## WORK TO BE COMPLETED
Skip every picture and transcribe the remaining material exactly.

## INFORMATION PROVIDED
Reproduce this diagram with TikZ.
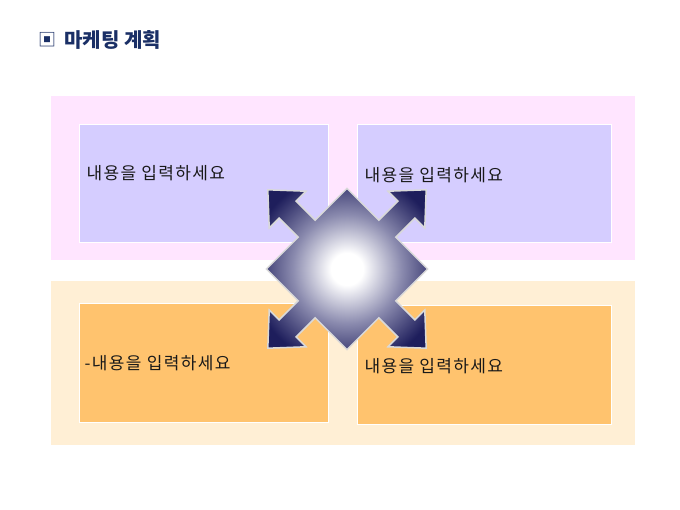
\documentclass[tikz,border=0pt]{standalone}
\usepackage{fontspec}
\setmainfont{Noto Sans CJK KR}
\newfontfamily\bodyfont[LetterSpace=8]{Noto Sans CJK KR}
\usetikzlibrary{positioning}
\definecolor{pinkband}{HTML}{FFE5FF}
\definecolor{creamband}{HTML}{FFEFD5}
\definecolor{lilacbox}{HTML}{D5CDFF}
\definecolor{orangebox}{HTML}{FFC36E}
\definecolor{titlenavy}{HTML}{1A2F66}
\definecolor{arrownavy}{HTML}{1E1E5C}
\definecolor{arrowmid}{HTML}{8A8AAE}
\pgfdeclareradialshading{quadshade}{\pgfpoint{0bp}{0bp}}{%
  color(0bp)=(white); color(5bp)=(white); color(17bp)=(arrowmid);
  color(30bp)=(arrownavy); color(50bp)=(arrownavy)}

\begin{document}
\begin{tikzpicture}[x=1pt,y=-1pt,
		band node/.style={rectangle,minimum width=584pt,minimum height=164pt,inner sep=0pt},
		box node/.style={rectangle,draw=white,line width=1pt,minimum height=118pt,inner sep=0pt},
		text node/.style={anchor=west,inner sep=0pt,text=black!90,font=\bodyfont\fontsize{17}{20}\selectfont}]
	\useasboundingbox[fill=white] (0,0) rectangle (680,510);
	\node[anchor=center,text=titlenavy,font=\fontsize{18}{18}\selectfont] (mark) at (47,40) {▣};
	\node[anchor=west,text=titlenavy,font=\fontsize{20}{22}\selectfont\bfseries] (title) at (61,40) {마케팅 계획};
	\node[band node,fill=pinkband] (top) at (343,178) {};
	\node[band node,fill=creamband] (bottom) at (343,363) {};
	\node[box node,fill=lilacbox,minimum width=249pt] (1) at (203.5,183.5) {};
	\node[box node,fill=lilacbox,minimum width=254pt] (2) at (484,183.5) {};
	\node[box node,fill=orangebox,minimum width=249pt] (3) at (203.5,363) {};
	\node[box node,fill=orangebox,minimum width=254pt] (4) at (484,365) {};
	\node[text node] (t1) at ([xshift=8pt,yshift=10pt]1.west) {내용을 입력하세요};
	\node[text node] (t2) at ([xshift=8pt,yshift=8pt]2.west) {내용을 입력하세요};
	\node[text node] (t3) at ([xshift=6pt,yshift=0pt]3.west) {-내용을 입력하세요};
	\node[text node] (t4) at ([xshift=8pt,yshift=-1pt]4.west) {내용을 입력하세요};
	% four-way arrow
	\begin{scope}[shift={(347,269)},rotate=45]
		\path[shading=quadshade,draw=black!15,line width=1.5pt,line join=miter]
			(57,12) -- (84,12) -- (84,26) -- (112,0) -- (84,-26) -- (84,-12) -- (57,-12) -- (57,-57)
			-- (12,-57) -- (12,-84) -- (26,-84) -- (0,-112) -- (-26,-84) -- (-12,-84) -- (-12,-57) -- (-57,-57)
			-- (-57,-12) -- (-84,-12) -- (-84,-26) -- (-112,0) -- (-84,26) -- (-84,12) -- (-57,12) -- (-57,57)
			-- (-12,57) -- (-12,84) -- (-26,84) -- (0,112) -- (26,84) -- (12,84) -- (12,57) -- (57,57) -- cycle;
	\end{scope}
\end{tikzpicture}
\end{document}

## THE COMPLETED TASK
Reproduce this diagram with TikZ.
\documentclass[tikz,border=0pt]{standalone}
\usepackage{fontspec}
\setmainfont{Noto Sans CJK KR}
\newfontfamily\bodyfont[LetterSpace=8]{Noto Sans CJK KR}
\usetikzlibrary{positioning}
\definecolor{pinkband}{HTML}{FFE5FF}
\definecolor{creamband}{HTML}{FFEFD5}
\definecolor{lilacbox}{HTML}{D5CDFF}
\definecolor{orangebox}{HTML}{FFC36E}
\definecolor{titlenavy}{HTML}{1A2F66}
\definecolor{arrownavy}{HTML}{1E1E5C}
\definecolor{arrowmid}{HTML}{8A8AAE}
\pgfdeclareradialshading{quadshade}{\pgfpoint{0bp}{0bp}}{%
  color(0bp)=(white); color(5bp)=(white); color(17bp)=(arrowmid);
  color(30bp)=(arrownavy); color(50bp)=(arrownavy)}

\begin{document}
\begin{tikzpicture}[x=1pt,y=-1pt,
		band node/.style={rectangle,minimum width=584pt,minimum height=164pt,inner sep=0pt},
		box node/.style={rectangle,draw=white,line width=1pt,minimum height=118pt,inner sep=0pt},
		text node/.style={anchor=west,inner sep=0pt,text=black!90,font=\bodyfont\fontsize{17}{20}\selectfont}]
	\useasboundingbox[fill=white] (0,0) rectangle (680,510);
	\node[anchor=center,text=titlenavy,font=\fontsize{18}{18}\selectfont] (mark) at (47,40) {▣};
	\node[anchor=west,text=titlenavy,font=\fontsize{20}{22}\selectfont\bfseries] (title) at (61,40) {마케팅 계획};
	\node[band node,fill=pinkband] (top) at (343,178) {};
	\node[band node,fill=creamband] (bottom) at (343,363) {};
	\node[box node,fill=lilacbox,minimum width=249pt] (1) at (203.5,183.5) {};
	\node[box node,fill=lilacbox,minimum width=254pt] (2) at (484,183.5) {};
	\node[box node,fill=orangebox,minimum width=249pt] (3) at (203.5,363) {};
	\node[box node,fill=orangebox,minimum width=254pt] (4) at (484,365) {};
	\node[text node] (t1) at ([xshift=8pt,yshift=10pt]1.west) {내용을 입력하세요};
	\node[text node] (t2) at ([xshift=8pt,yshift=8pt]2.west) {내용을 입력하세요};
	\node[text node] (t3) at ([xshift=6pt,yshift=0pt]3.west) {-내용을 입력하세요};
	\node[text node] (t4) at ([xshift=8pt,yshift=-1pt]4.west) {내용을 입력하세요};
	% four-way arrow
	\begin{scope}[shift={(347,269)},rotate=45]
		\path[shading=quadshade,draw=black!15,line width=1.5pt,line join=miter]
			(57,12) -- (84,12) -- (84,26) -- (112,0) -- (84,-26) -- (84,-12) -- (57,-12) -- (57,-57)
			-- (12,-57) -- (12,-84) -- (26,-84) -- (0,-112) -- (-26,-84) -- (-12,-84) -- (-12,-57) -- (-57,-57)
			-- (-57,-12) -- (-84,-12) -- (-84,-26) -- (-112,0) -- (-84,26) -- (-84,12) -- (-57,12) -- (-57,57)
			-- (-12,57) -- (-12,84) -- (-26,84) -- (0,112) -- (26,84) -- (12,84) -- (12,57) -- (57,57) -- cycle;
	\end{scope}
\end{tikzpicture}
\end{document}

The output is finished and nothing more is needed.